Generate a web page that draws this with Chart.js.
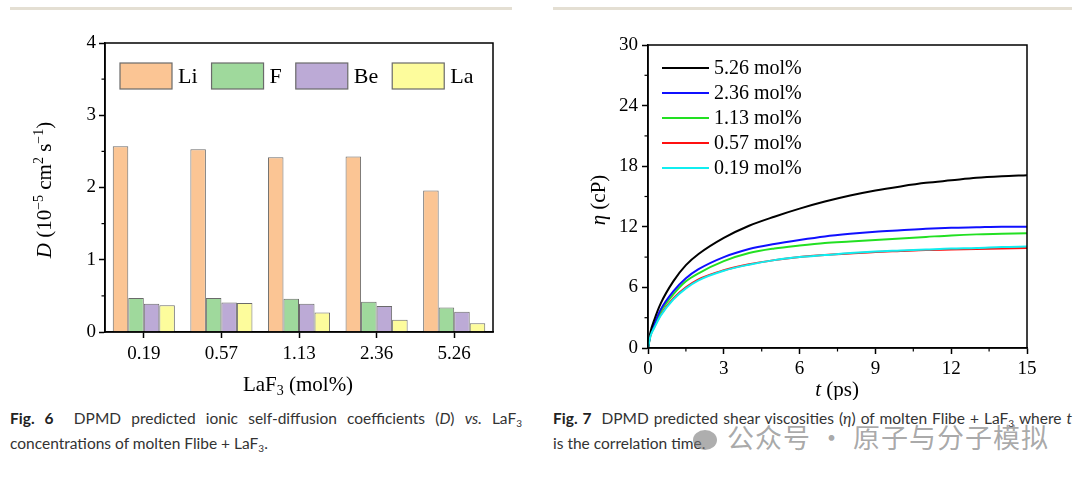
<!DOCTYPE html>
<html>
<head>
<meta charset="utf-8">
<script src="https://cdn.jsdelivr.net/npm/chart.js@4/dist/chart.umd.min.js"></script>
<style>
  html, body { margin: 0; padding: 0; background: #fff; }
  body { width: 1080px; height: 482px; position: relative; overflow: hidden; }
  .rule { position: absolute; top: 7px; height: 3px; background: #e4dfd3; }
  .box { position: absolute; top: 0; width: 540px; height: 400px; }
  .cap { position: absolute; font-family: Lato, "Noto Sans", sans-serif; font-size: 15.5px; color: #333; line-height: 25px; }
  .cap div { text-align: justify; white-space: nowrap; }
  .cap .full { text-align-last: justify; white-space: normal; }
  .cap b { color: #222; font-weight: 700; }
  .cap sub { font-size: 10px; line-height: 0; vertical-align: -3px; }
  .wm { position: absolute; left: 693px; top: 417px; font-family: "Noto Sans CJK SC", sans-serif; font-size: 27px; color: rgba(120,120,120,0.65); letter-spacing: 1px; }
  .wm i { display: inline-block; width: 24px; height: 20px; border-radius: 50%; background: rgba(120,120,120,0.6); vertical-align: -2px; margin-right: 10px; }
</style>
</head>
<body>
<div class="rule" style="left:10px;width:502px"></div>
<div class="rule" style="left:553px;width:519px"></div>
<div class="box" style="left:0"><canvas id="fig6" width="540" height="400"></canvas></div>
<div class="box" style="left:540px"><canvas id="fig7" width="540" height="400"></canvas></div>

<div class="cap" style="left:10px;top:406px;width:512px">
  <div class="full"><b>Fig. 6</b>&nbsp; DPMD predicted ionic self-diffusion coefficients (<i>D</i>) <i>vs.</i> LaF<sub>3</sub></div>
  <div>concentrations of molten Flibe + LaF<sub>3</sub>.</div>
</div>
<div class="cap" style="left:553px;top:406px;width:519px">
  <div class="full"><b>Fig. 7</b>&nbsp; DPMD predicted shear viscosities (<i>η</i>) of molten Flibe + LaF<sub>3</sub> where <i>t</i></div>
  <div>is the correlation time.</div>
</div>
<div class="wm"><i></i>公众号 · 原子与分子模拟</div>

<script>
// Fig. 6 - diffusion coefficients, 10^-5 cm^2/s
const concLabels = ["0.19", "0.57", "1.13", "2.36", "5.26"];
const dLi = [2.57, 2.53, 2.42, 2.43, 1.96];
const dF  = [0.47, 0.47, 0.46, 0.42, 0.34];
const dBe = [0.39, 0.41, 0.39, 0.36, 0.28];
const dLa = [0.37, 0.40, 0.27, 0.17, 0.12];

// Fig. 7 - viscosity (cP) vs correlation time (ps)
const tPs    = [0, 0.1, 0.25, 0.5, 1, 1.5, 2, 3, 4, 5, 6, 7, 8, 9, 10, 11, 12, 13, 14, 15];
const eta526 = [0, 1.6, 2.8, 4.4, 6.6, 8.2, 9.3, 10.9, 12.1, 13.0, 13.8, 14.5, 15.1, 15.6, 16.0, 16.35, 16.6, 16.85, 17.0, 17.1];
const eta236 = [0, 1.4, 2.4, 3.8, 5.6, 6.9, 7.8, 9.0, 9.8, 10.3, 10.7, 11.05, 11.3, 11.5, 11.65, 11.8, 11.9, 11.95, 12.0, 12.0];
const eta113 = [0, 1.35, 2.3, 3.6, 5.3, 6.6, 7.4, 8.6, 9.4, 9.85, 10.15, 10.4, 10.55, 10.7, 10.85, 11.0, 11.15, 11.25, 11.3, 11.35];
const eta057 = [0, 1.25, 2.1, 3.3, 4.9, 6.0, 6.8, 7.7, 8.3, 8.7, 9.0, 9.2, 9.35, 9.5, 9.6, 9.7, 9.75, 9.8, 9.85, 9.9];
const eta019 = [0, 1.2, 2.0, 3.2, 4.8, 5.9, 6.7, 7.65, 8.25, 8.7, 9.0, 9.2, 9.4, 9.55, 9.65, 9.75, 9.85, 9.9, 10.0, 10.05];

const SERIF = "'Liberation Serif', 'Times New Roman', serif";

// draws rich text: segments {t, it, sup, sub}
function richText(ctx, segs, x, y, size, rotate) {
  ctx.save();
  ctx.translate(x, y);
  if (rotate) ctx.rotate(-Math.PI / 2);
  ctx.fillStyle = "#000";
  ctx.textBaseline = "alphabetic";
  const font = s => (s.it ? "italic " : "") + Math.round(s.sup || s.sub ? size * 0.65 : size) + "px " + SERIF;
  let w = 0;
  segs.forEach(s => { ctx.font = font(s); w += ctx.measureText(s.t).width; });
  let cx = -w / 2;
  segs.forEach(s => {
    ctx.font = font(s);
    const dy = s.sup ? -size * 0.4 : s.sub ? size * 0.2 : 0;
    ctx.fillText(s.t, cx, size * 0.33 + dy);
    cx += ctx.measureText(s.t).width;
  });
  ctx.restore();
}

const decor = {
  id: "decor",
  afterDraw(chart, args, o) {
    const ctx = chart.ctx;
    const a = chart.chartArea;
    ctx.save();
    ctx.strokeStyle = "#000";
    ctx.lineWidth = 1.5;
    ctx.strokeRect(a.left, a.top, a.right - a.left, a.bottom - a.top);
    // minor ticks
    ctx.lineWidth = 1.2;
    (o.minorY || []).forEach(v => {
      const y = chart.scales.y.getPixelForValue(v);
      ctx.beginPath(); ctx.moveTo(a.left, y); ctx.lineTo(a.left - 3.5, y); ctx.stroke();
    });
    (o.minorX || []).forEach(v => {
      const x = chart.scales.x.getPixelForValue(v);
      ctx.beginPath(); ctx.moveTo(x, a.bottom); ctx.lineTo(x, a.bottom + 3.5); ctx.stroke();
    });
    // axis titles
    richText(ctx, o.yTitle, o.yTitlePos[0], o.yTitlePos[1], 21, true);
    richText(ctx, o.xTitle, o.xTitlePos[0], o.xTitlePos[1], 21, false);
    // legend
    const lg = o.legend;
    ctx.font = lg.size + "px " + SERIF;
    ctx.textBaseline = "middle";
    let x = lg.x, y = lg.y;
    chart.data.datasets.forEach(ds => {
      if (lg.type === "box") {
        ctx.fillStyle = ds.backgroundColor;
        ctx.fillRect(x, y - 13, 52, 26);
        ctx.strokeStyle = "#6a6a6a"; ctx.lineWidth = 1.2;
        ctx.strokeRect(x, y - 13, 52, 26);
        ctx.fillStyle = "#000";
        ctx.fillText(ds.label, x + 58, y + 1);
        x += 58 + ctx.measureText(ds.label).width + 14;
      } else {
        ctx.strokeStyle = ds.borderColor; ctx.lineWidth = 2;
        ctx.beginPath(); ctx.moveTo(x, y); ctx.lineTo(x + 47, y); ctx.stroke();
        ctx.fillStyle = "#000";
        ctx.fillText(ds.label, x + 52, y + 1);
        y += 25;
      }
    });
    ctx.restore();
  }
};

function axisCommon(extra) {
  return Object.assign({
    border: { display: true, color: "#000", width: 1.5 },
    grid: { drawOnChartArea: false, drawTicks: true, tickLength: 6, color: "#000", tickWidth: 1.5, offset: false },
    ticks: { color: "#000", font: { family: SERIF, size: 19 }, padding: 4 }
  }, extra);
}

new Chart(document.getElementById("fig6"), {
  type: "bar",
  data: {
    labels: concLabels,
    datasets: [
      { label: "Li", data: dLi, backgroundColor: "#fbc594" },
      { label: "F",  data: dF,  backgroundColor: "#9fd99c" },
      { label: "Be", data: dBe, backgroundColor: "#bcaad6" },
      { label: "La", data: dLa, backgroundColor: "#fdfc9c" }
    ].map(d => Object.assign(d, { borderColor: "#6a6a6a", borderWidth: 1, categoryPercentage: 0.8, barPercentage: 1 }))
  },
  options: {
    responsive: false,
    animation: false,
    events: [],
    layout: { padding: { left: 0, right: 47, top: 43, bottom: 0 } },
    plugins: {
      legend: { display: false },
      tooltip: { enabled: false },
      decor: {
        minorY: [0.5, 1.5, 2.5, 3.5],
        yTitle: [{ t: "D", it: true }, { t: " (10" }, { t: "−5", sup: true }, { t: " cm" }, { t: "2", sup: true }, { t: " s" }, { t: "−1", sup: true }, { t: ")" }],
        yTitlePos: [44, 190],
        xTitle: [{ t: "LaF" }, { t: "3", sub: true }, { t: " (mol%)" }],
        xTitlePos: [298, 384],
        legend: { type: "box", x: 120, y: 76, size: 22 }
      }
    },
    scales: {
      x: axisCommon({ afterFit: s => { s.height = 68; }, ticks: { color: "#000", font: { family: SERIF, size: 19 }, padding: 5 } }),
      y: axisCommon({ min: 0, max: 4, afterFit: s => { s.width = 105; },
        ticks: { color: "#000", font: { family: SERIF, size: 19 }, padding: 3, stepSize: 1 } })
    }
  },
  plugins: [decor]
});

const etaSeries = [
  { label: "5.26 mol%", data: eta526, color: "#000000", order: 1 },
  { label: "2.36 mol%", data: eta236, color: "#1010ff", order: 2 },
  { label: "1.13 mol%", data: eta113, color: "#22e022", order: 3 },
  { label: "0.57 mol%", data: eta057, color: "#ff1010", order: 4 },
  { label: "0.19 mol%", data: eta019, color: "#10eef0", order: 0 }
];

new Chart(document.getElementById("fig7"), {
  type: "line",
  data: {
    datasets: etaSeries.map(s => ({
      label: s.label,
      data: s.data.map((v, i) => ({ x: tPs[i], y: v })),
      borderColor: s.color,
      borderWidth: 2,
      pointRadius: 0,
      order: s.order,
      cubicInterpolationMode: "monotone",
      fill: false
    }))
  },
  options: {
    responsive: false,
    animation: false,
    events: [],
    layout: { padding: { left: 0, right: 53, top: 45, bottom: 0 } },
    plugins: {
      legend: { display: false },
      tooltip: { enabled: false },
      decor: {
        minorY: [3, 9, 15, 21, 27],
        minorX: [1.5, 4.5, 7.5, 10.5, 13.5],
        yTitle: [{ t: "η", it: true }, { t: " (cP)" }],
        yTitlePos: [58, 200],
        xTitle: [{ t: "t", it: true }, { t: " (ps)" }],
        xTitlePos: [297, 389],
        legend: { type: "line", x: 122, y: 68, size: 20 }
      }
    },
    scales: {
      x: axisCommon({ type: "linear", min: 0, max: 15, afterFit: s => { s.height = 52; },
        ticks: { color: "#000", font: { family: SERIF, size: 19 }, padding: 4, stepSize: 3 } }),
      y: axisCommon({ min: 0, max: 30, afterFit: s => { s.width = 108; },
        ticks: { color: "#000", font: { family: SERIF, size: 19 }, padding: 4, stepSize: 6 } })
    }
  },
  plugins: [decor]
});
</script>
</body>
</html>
--
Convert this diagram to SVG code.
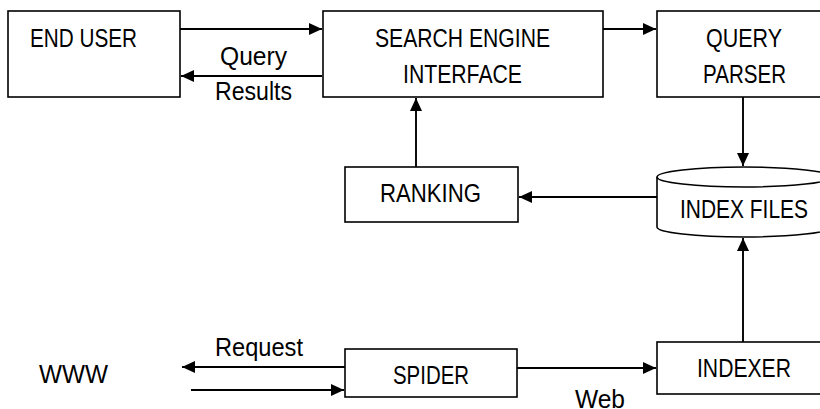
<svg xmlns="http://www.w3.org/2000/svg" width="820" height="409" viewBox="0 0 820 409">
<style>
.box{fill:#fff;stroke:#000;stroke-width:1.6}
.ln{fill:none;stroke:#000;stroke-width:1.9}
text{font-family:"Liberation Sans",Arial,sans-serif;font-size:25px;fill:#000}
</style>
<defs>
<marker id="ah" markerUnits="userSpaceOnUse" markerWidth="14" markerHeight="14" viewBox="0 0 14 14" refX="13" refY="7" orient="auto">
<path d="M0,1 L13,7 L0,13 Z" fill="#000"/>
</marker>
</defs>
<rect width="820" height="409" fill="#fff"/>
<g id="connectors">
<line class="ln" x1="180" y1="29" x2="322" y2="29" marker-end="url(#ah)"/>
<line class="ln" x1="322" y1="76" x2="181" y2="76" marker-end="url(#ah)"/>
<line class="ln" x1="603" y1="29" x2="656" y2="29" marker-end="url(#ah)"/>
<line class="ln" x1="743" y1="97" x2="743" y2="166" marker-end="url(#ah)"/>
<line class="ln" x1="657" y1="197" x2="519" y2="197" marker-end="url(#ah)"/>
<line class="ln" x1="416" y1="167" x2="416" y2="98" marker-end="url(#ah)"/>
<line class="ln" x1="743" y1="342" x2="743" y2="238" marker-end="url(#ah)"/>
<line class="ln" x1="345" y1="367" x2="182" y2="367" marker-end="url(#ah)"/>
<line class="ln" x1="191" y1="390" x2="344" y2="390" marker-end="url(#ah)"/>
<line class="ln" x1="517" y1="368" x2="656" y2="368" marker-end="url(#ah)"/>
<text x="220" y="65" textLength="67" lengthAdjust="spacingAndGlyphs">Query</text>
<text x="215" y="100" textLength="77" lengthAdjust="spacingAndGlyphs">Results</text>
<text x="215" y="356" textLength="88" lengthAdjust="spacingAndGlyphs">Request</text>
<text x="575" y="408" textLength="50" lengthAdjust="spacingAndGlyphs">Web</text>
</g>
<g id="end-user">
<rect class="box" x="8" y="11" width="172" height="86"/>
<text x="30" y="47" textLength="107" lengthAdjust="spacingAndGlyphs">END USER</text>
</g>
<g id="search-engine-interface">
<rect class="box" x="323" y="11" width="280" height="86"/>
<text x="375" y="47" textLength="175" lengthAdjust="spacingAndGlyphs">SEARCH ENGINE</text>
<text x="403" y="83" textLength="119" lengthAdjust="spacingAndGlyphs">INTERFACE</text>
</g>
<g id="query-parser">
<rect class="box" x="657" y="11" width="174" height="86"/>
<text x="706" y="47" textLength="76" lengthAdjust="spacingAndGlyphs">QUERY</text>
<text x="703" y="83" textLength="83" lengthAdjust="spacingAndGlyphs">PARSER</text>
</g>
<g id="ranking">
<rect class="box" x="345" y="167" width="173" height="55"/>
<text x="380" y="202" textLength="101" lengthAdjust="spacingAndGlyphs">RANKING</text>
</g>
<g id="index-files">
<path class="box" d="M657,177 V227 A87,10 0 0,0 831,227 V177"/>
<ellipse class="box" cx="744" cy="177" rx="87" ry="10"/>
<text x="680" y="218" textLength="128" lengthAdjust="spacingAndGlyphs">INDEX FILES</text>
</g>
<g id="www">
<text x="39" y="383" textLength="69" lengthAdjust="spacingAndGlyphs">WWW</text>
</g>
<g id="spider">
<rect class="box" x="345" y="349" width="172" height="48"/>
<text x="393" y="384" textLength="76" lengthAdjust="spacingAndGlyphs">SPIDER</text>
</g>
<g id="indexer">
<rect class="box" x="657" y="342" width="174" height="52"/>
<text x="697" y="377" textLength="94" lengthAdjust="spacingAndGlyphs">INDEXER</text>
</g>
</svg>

GIVEN TASK:
Find the word "draws" in the material, then list each line that holds it.

FINAL RESULT:
Generate a web page that draws this with Chart.js.
// draws rich text: segments {t, it, sup, sub}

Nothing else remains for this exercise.